→ Exercise directions: In the listing that follows, retype every line from the first through the one containing "1.7940, 1.7953, 1.7762];". Pictures are to be left out.

──────── Provided data ────────

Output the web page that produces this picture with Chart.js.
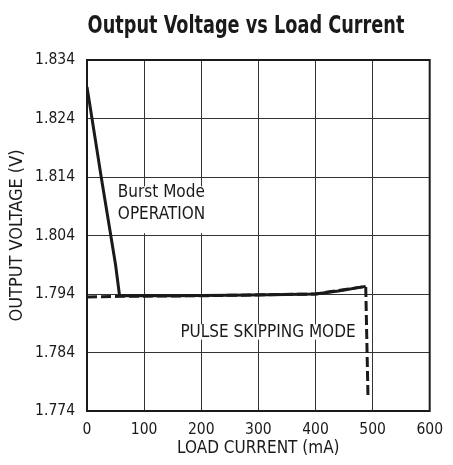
<!DOCTYPE html>
<html>
<head>
<meta charset="utf-8">
<script src="https://cdn.jsdelivr.net/npm/chart.js@4.4.1/dist/chart.umd.min.js"></script>
<style>
  html, body { margin: 0; padding: 0; background: #fff; }
  #wrap { width: 453px; height: 465px; }
</style>
</head>
<body>
<div id="wrap"><canvas id="chart" width="453" height="465"></canvas></div>
<script>
// --- DATOS ---
const chartTitle = 'Output Voltage vs Load Current';
const xTicks = [0, 100, 200, 300, 400, 500, 600];
const yTicks = [1.774, 1.784, 1.794, 1.804, 1.814, 1.824, 1.834];

// Burst Mode (línea continua)
const burstCurrent = [0, 12, 25, 40, 50, 57, 150, 250, 350, 400, 440, 488];
const burstVoltage = [1.8294, 1.822, 1.8139, 1.805, 1.799, 1.7937, 1.7937, 1.7938, 1.7939, 1.7940, 1.7945, 1.7953];

// Pulse skipping (línea discontinua)
const pulseCurrent = [0, 57, 200, 400, 488, 492];
const pulseVoltage = [1.7935, 1.7936, 1.7937, 1.7940, 1.7953, 1.7762];

// Etiquetas dentro del gráfico: [texto, x (mA), y (V)]
const notes = [
    ['Burst Mode', 54, 1.8113],
    ['OPERATION', 54, 1.8076],
    ['PULSE SKIPPING MODE', 163.5, 1.7874]
];
// cajas blancas detrás del texto: [x0, x1, y0, y1] en unidades de datos
const noteBoxes = [
    [45, 206, 1.8044, 1.8124],
    [157, 480, 1.7862, 1.7888]
];

const FONT = "'Liberation Sans Narrow', 'DejaVu Sans Condensed', 'Roboto', sans-serif";
const INK = '#1a1a1a';

const toPoints = (xs, ys) => xs.map((x, i) => ({ x: x, y: ys[i] }));

// --- PLUGIN: título, cajas, textos y marco ---
const decor = {
    id: 'decor',
    beforeDatasetsDraw(chart) {
        const { ctx, scales: { x, y } } = chart;
        ctx.save();
        ctx.fillStyle = '#fff';
        noteBoxes.forEach(b => {
            const x0 = x.getPixelForValue(b[0]), x1 = x.getPixelForValue(b[1]);
            const y0 = y.getPixelForValue(b[3]), y1 = y.getPixelForValue(b[2]);
            ctx.fillRect(x0, y0, x1 - x0, y1 - y0);
        });
        ctx.fillStyle = INK;
        ctx.font = `17px ${FONT}`;
        ctx.textAlign = 'left';
        ctx.textBaseline = 'middle';
        notes.forEach(n => {
            ctx.fillText(n[0], x.getPixelForValue(n[1]), y.getPixelForValue(n[2]));
        });
        ctx.restore();
    },
    afterDraw(chart) {
        const { ctx, chartArea: a } = chart;
        ctx.save();
        ctx.strokeStyle = INK;
        ctx.lineWidth = 2;
        ctx.strokeRect(a.left, a.top, a.right - a.left, a.bottom - a.top);
        // título: fuente condensada a mano
        ctx.fillStyle = INK;
        ctx.font = `bold 24px ${FONT}`;
        ctx.textAlign = 'center';
        ctx.textBaseline = 'alphabetic';
        ctx.translate(246, 33);
        ctx.scale(0.82, 1);
        ctx.fillText(chartTitle, 0, 0);
        ctx.restore();
    }
};

new Chart(document.getElementById('chart'), {
    type: 'scatter',
    data: {
        datasets: [
            {
                label: 'Burst Mode',
                data: toPoints(burstCurrent, burstVoltage),
                showLine: true,
                borderColor: INK,
                borderWidth: 3,
                pointRadius: 0,
                tension: 0
            },
            {
                label: 'Pulse Skipping',
                data: toPoints(pulseCurrent, pulseVoltage),
                showLine: true,
                borderColor: INK,
                borderWidth: 3,
                borderDash: [10, 4],
                pointRadius: 0,
                tension: 0
            }
        ]
    },
    options: {
        responsive: false,
        animation: false,
        layout: { padding: { top: 60, right: 16, left: 0, bottom: 0 } },
        plugins: { legend: { display: false }, tooltip: { enabled: false }, title: { display: false } },
        scales: {
            x: {
                type: 'linear',
                min: 0, max: 600,
                afterBuildTicks: s => { s.ticks = xTicks.map(v => ({ value: v })); },
                afterFit: s => { s.height = 54; },
                ticks: { color: INK, font: { family: FONT, size: 15.5 }, padding: 10, maxRotation: 0 },
                grid: { color: '#333', lineWidth: 1, drawTicks: false },
                border: { display: false },
                title: { display: true, text: 'LOAD CURRENT (mA)', color: INK, font: { family: FONT, size: 17 }, padding: { top: 0, bottom: 6 } }
            },
            y: {
                type: 'linear',
                min: 1.774, max: 1.834,
                afterBuildTicks: s => { s.ticks = yTicks.map(v => ({ value: v })); },
                afterFit: s => { s.width = 87; },
                ticks: { color: INK, font: { family: FONT, size: 15.5 }, padding: 12, callback: v => v.toFixed(3) },
                grid: { color: '#333', lineWidth: 1, drawTicks: false },
                border: { display: false },
                title: { display: true, text: 'OUTPUT VOLTAGE (V)', color: INK, font: { family: FONT, size: 18 }, padding: { top: 7, bottom: 0 } }
            }
        }
    },
    plugins: [decor]
});
</script>
</body>
</html>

────────

→ Task solution:
Output the web page that produces this picture with Chart.js.
<!DOCTYPE html>
<html>
<head>
<meta charset="utf-8">
<script src="https://cdn.jsdelivr.net/npm/chart.js@4.4.1/dist/chart.umd.min.js"></script>
<style>
  html, body { margin: 0; padding: 0; background: #fff; }
  #wrap { width: 453px; height: 465px; }
</style>
</head>
<body>
<div id="wrap"><canvas id="chart" width="453" height="465"></canvas></div>
<script>
// --- DATOS ---
const chartTitle = 'Output Voltage vs Load Current';
const xTicks = [0, 100, 200, 300, 400, 500, 600];
const yTicks = [1.774, 1.784, 1.794, 1.804, 1.814, 1.824, 1.834];

// Burst Mode (línea continua)
const burstCurrent = [0, 12, 25, 40, 50, 57, 150, 250, 350, 400, 440, 488];
const burstVoltage = [1.8294, 1.822, 1.8139, 1.805, 1.799, 1.7937, 1.7937, 1.7938, 1.7939, 1.7940, 1.7945, 1.7953];

// Pulse skipping (línea discontinua)
const pulseCurrent = [0, 57, 200, 400, 488, 492];
const pulseVoltage = [1.7935, 1.7936, 1.7937, 1.7940, 1.7953, 1.7762];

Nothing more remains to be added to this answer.